Resenha – A diferença invisível
A “diferença invisível” é um quadrinho de Mademoiselle Caroline e Jullie Dachez, com tradução de Renata Silveira, produzido pela editora Nemo.
Traz a história de Marguerite, uma jovem que se descobre autista tardiamente, aos 27 anos.
A HQ começa mostrando o cotidiano de Marguerite com alguns sinais comuns no autismo. Ela sai sempre nos mesmos horários e mantém a mesma rotina no trajeto até o trabalho. Qualquer alteração tem um custo importante na sua energia, principalmente se estiver relacionada às interações sociais – como quando aparece algum vizinho querendo conversar.
No trabalho, Marguerite tem um ótimo desempenho, mas é cobrada a manter mais interações com os colegas para “não pegar mal”. Ela é vista pelos outros como alguém esquisita.
Marguerite sofre com os barulhos que passam despercebidos pela maioria das pessoas. Se manter em ambientes cheios e barulhentos a deixam superestressada, o que fica evidente nas cenas em que a página vai ficando cada vez mais vermelha.

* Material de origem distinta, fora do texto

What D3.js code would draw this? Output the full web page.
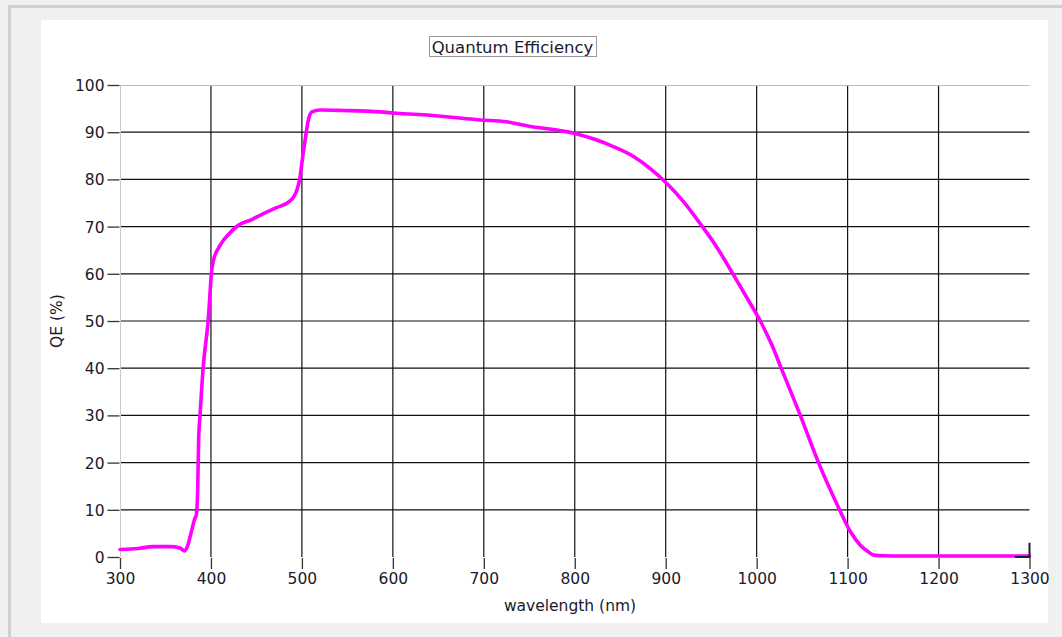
<!DOCTYPE html>
<html>
<head>
<meta charset="utf-8">
<script src="https://cdn.jsdelivr.net/npm/d3@7"></script>
<style>
  html, body { margin: 0; padding: 0; background: #f0f0f0; }
  svg { display: block; }
  text { font-family: "DejaVu Sans", Verdana, sans-serif; fill: #1a1a2a; }
</style>
</head>
<body>
<svg id="chart" width="1062" height="637"></svg>
<script>
const chartTitle = "Quantum Efficiency";
const xTitle = "wavelength (nm)";
const yTitle = "QE (%)";
const xTicks = [300, 400, 500, 600, 700, 800, 900, 1000, 1100, 1200, 1300];
const yTicks = [0, 10, 20, 30, 40, 50, 60, 70, 80, 90, 100];

const wavelength = [300, 320, 336, 355, 366, 371, 374, 378, 382, 384, 385.5, 386.5, 388, 391.5, 397, 401, 403, 410, 420, 430, 445, 455, 472, 486, 491, 495, 498, 501, 504, 507, 511, 520, 545, 586, 604, 641, 696, 725, 751, 775, 799, 822, 843, 865, 883, 901, 920, 938, 956, 975, 993, 1004, 1017, 1027, 1048, 1068, 1090, 1103, 1114, 1122, 1129, 1140, 1158, 1200, 1250, 1284, 1300];
const qe =       [1.6, 1.8, 2.2, 2.2, 1.9, 1.3, 2.2, 5.0, 8.0, 9.0, 15, 25, 30, 40.3, 50.2, 61.0, 63.0, 66.0, 68.5, 70.3, 71.5, 72.5, 74.0, 75.3, 76.3, 78.0, 80.5, 85.0, 89.0, 92.5, 94.3, 94.7, 94.6, 94.3, 94.0, 93.6, 92.6, 92.2, 91.2, 90.6, 89.8, 88.5, 86.9, 84.8, 82.3, 79.2, 75.2, 70.6, 65.7, 59.6, 53.7, 50.0, 44.8, 40.0, 30.0, 20.0, 10.5, 5.4, 2.5, 1.2, 0.4, 0.25, 0.2, 0.2, 0.2, 0.2, 0.2];

const svg = d3.select("#chart");
const W = 1062, H = 637;

// outer frame
svg.append("rect").attr("x", 0).attr("y", 0).attr("width", W).attr("height", H).attr("fill", "#f0f0f0");
svg.append("rect").attr("x", 9.5).attr("y", 6.5).attr("width", W + 20).attr("height", H + 20)
  .attr("fill", "none").attr("stroke", "#cfcfcf").attr("stroke-width", 3);
svg.append("rect").attr("x", 41).attr("y", 20).attr("width", 1007).attr("height", 603).attr("fill", "#ffffff");

const x = d3.scaleLinear().domain([300, 1300]).range([120, 1029.5]);
const y = d3.scaleLinear().domain([0, 100]).range([557, 85]);

// grid
const grid = svg.append("g");
grid.selectAll(".vg").data(xTicks.filter(d => d > 300 && d < 1300)).join("line")
  .attr("x1", d => x(d)).attr("x2", d => x(d)).attr("y1", y(100)).attr("y2", y(0))
  .attr("stroke", "#111").attr("stroke-width", 1.2);
grid.selectAll(".hg").data(yTicks.filter(d => d > 0 && d < 100)).join("line")
  .attr("x1", x(300)).attr("x2", x(1300)).attr("y1", d => y(d)).attr("y2", d => y(d))
  .attr("stroke", "#111").attr("stroke-width", 1.2);
// plot border (top & left, light)
grid.append("line").attr("x1", x(300)).attr("x2", x(1300)).attr("y1", y(100) + 0.5).attr("y2", y(100) + 0.5)
  .attr("stroke", "#bdbdbd").attr("stroke-width", 1);
grid.append("line").attr("x1", x(300) + 0.5).attr("x2", x(300) + 0.5).attr("y1", y(100)).attr("y2", y(0))
  .attr("stroke", "#c8c8c8").attr("stroke-width", 1);

// axes
const yAxis = d3.axisLeft(y).tickValues(yTicks).tickSize(12).tickPadding(3).tickFormat(d3.format("d"));
const gy = svg.append("g").attr("transform", `translate(${x(300) - 0.5},0)`).call(yAxis);
gy.select(".domain").remove();
gy.selectAll(".tick line").attr("stroke", "#333").attr("stroke-width", 1.3);
gy.selectAll(".tick text").style("font-size", "15.5px").attr("fill", "#1a1a2a").attr("dy", "0.36em");

const xAxis = d3.axisBottom(x).tickValues(xTicks).tickSize(11).tickPadding(4).tickFormat(d3.format("d"));
const gx = svg.append("g").attr("transform", `translate(0,${y(0) + 1})`).call(xAxis);
gx.select(".domain").remove();
gx.selectAll(".tick line").attr("stroke", "#333").attr("stroke-width", 1.3);
gx.selectAll(".tick text").style("font-size", "15.5px").attr("fill", "#1a1a2a");

// curve
const line = d3.line().x((d, i) => x(wavelength[i])).y((d, i) => y(qe[i])).curve(d3.curveMonotoneX);
svg.append("path").datum(qe).attr("d", line)
  .attr("fill", "none").attr("stroke", "#ff00ff").attr("stroke-width", 3.6)
  .attr("stroke-linejoin", "round").attr("stroke-linecap", "round");

// cursor mark at end of axis
svg.append("path")
  .attr("d", `M${x(1284)},${y(0)}H${x(1300)}V${y(3)}`)
  .attr("fill", "none").attr("stroke", "#1a1a3a").attr("stroke-width", 2);

// titles
const tg = svg.append("g");
const tt = tg.append("text").attr("x", 512.5).attr("y", 53).attr("text-anchor", "middle")
  .style("font-size", "16.5px").text(chartTitle);
const bb = tt.node().getBBox();
tg.insert("rect", "text").attr("x", Math.round(bb.x) - 2.5).attr("y", 36.5)
  .attr("width", Math.round(bb.width) + 5).attr("height", 20)
  .attr("fill", "none").attr("stroke", "#333").attr("stroke-width", 1).attr("stroke-dasharray", "1,1");

svg.append("text").attr("x", 570).attr("y", 611).attr("text-anchor", "middle")
  .style("font-size", "15.5px").text(xTitle);
svg.append("text").attr("transform", "translate(62,321) rotate(-90)").attr("text-anchor", "middle")
  .style("font-size", "15.5px").text(yTitle);
</script>
</body>
</html>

Na primeira parte da história, Marguerite se vê desencaixada, tendo interesses específicos que mais ninguém acompanha e necessidades que soam como manias estranhas para os outros. Ela tem um namorado que cobra que ela esteja em festas e outras situações sociais e que não entende o quanto lhe custa fazer o que ele propõe. Quando eles rompem, ela começa a buscar pela internet e chega até a síndrome de Asperger*.
Esse foi um importante ponto de virada, que começou ainda com muita incompreensão por parte de alguns profissionais e antigos amigos, mas que aos poucos foi se tornando uma incrível jornada de autodescoberta, respeito por si mesma e busca de uma vida que fizesse mais sentido.

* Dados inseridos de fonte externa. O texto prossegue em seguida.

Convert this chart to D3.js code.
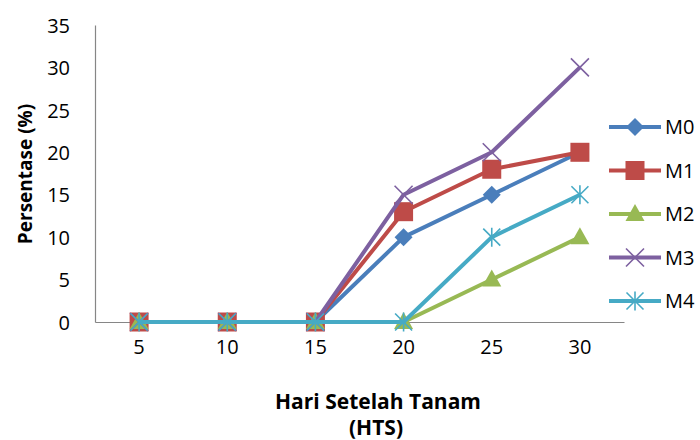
<!DOCTYPE html>
<html><head><meta charset="utf-8">
<script src="https://cdn.jsdelivr.net/npm/d3@7"></script>
<style>body{margin:0;background:#fff}svg{display:block}text{font-family:"Open Sans",sans-serif}</style>
</head><body>
<svg id="c" width="700" height="440"></svg>
<script>
const categories = ["5","10","15","20","25","30"];
const seriesNames = ["M0","M1","M2","M3","M4"];
const M0 = [0,0,0,10,15,20];
const M1 = [0,0,0,13,18,20];
const M2 = [0,0,0,0,5,10];
const M3 = [0,0,0,15,20,30];
const M4 = [0,0,0,0,10,15];
const yTicks = [0,5,10,15,20,25,30,35];
const colors = ["#4a7ebb","#be4b48","#98b954","#7d60a0","#46aac5"];
const markers = ["diamond","square","triangle","x","asterisk"];
const seriesValues = [M0,M1,M2,M3,M4];

const svg = d3.select("#c");
const mLeft=95,mRight=624,mTop=25,mBottom=322;
const x = d3.scaleBand().domain(categories).range([mLeft,mRight]);
const y = d3.scaleLinear().domain([0,35]).range([mBottom,mTop]);

// axes
const ya = svg.append("g").attr("transform",`translate(${mLeft},0)`)
  .call(d3.axisLeft(y).tickValues(yTicks).tickSize(0).tickPadding(12));
ya.select(".domain").attr("stroke","#868686").attr("stroke-width",1.2);
ya.selectAll("text").attr("font-size",20).attr("fill","#000").attr("x",-25).attr("dy","0.36em");
const xa = svg.append("g").attr("transform",`translate(0,${mBottom})`)
  .call(d3.axisBottom(x).tickSize(0).tickPadding(18));
xa.select(".domain").attr("stroke","#868686").attr("stroke-width",1.2);
xa.selectAll("text").attr("font-size",20).attr("fill","#000").attr("y",25).attr("dy","0.36em");

svg.append("text").attr("transform","translate(25,174) rotate(-90)")
  .attr("text-anchor","middle").attr("dy","0.36em").attr("font-size",19).attr("font-weight","bold").text("Persentase (%)");
svg.append("text").attr("x",378).attr("y",409).attr("text-anchor","middle")
  .attr("font-size",21).attr("font-weight","bold").text("Hari Setelah Tanam");
svg.append("text").attr("x",376).attr("y",435).attr("text-anchor","middle")
  .attr("font-size",21).attr("font-weight","bold").text("(HTS)");

function drawMarker(g, type, cx, cy, color){
  if(type==="diamond"){
    g.append("path").attr("d",`M${cx},${cy-9}L${cx+9},${cy}L${cx},${cy+9}L${cx-9},${cy}Z`).attr("fill",color);
  } else if(type==="square"){
    g.append("rect").attr("x",cx-9.5).attr("y",cy-9.5).attr("width",19).attr("height",19).attr("fill",color);
  } else if(type==="triangle"){
    g.append("path").attr("d",`M${cx},${cy-10}L${cx+9.5},${cy+7}L${cx-9.5},${cy+7}Z`).attr("fill",color);
  } else if(type==="x"){
    const s=9;
    g.append("path").attr("d",`M${cx-s},${cy-s}L${cx+s},${cy+s}M${cx-s},${cy+s}L${cx+s},${cy-s}`)
      .attr("stroke",color).attr("stroke-width",1.6).attr("fill","none");
  } else {
    const s=8.5;
    g.append("path").attr("d",`M${cx-s},${cy-s}L${cx+s},${cy+s}M${cx-s},${cy+s}L${cx+s},${cy-s}M${cx},${cy-s-1}L${cx},${cy+s+1}`)
      .attr("stroke",color).attr("stroke-width",1.6).attr("fill","none");
  }
}

const line = d3.line().x((d,i)=>x(categories[i])+x.bandwidth()/2).y(d=>y(d));
seriesValues.forEach((vals,si)=>{
  const g = svg.append("g");
  g.append("path").datum(vals).attr("d",line).attr("fill","none")
    .attr("stroke",colors[si]).attr("stroke-width",4).attr("stroke-linejoin","round");
  vals.forEach((v,i)=>drawMarker(g,markers[si],x(categories[i])+x.bandwidth()/2,y(v),colors[si]));
});

// legend
seriesNames.forEach((name,si)=>{
  const ly = 127 + si*43.5;
  const g = svg.append("g");
  g.append("line").attr("x1",609).attr("x2",661).attr("y1",ly).attr("y2",ly)
    .attr("stroke",colors[si]).attr("stroke-width",4);
  drawMarker(g,markers[si],635,ly,colors[si]);
  g.append("text").attr("x",665).attr("y",ly).attr("dy","0.36em").attr("font-size",20).text(name);
});
</script>
</body></html>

Marguerite passou a conhecer outras pessoas dentro do espectro do autismo que só tornaram amigos mais verdadeiros. Conheceu também outras pessoas verdadeiramente interessadas nela. Pôde perceber que tomo mundo pode ter condições e necessidades específicas.
A partir da descoberta do que lhe fazia mal, Margerite foi capaz de distribuir sua energia nas interações que faziam sentido, se resguardando em situações em que ela não precisaria estar.
Nesse ponto vemos o quanto ter um diagnóstico pode ser libertador e transformador para muitas pessoas que passam a ver as suas características como parte de algo vivido também por outros, e não como uma característica pessoal negativa. Ela pôde mudar o rumo da vida para ser mais confortável para ela, encontrando relações e um trabalho mais saudável, e tudo isso a partir de se descobrir autista.
Enfim, “ A diferença invisível” é uma boa aula sobre TEA a partir da perspectiva de uma pessoa neurodivergente.
* Na HQ se fala em síndrome de Asperger, termo que não é mais utilizado atualmente. Asperger foi um médico nazista que fez pesquisas com crianças autistas separando as que seriam mais “úteis” das menos “úteis”, a partir de uma perspectiva totalmente capacitista – e você pode imaginar o que era feito com as crianças consideradas inúteis, né?
Hoje o diagnóstico de Asperger está enquadrado dentro do espectro do autismo, segundo o DSM- V. É importante pontuar que o TEA não é considerado doença, mas uma condição do neurodesenvolvimento, devendo haver o esforço de todos para a inclusão destas e de todas as pessoas – já que todos temos necessidades especiais, não é?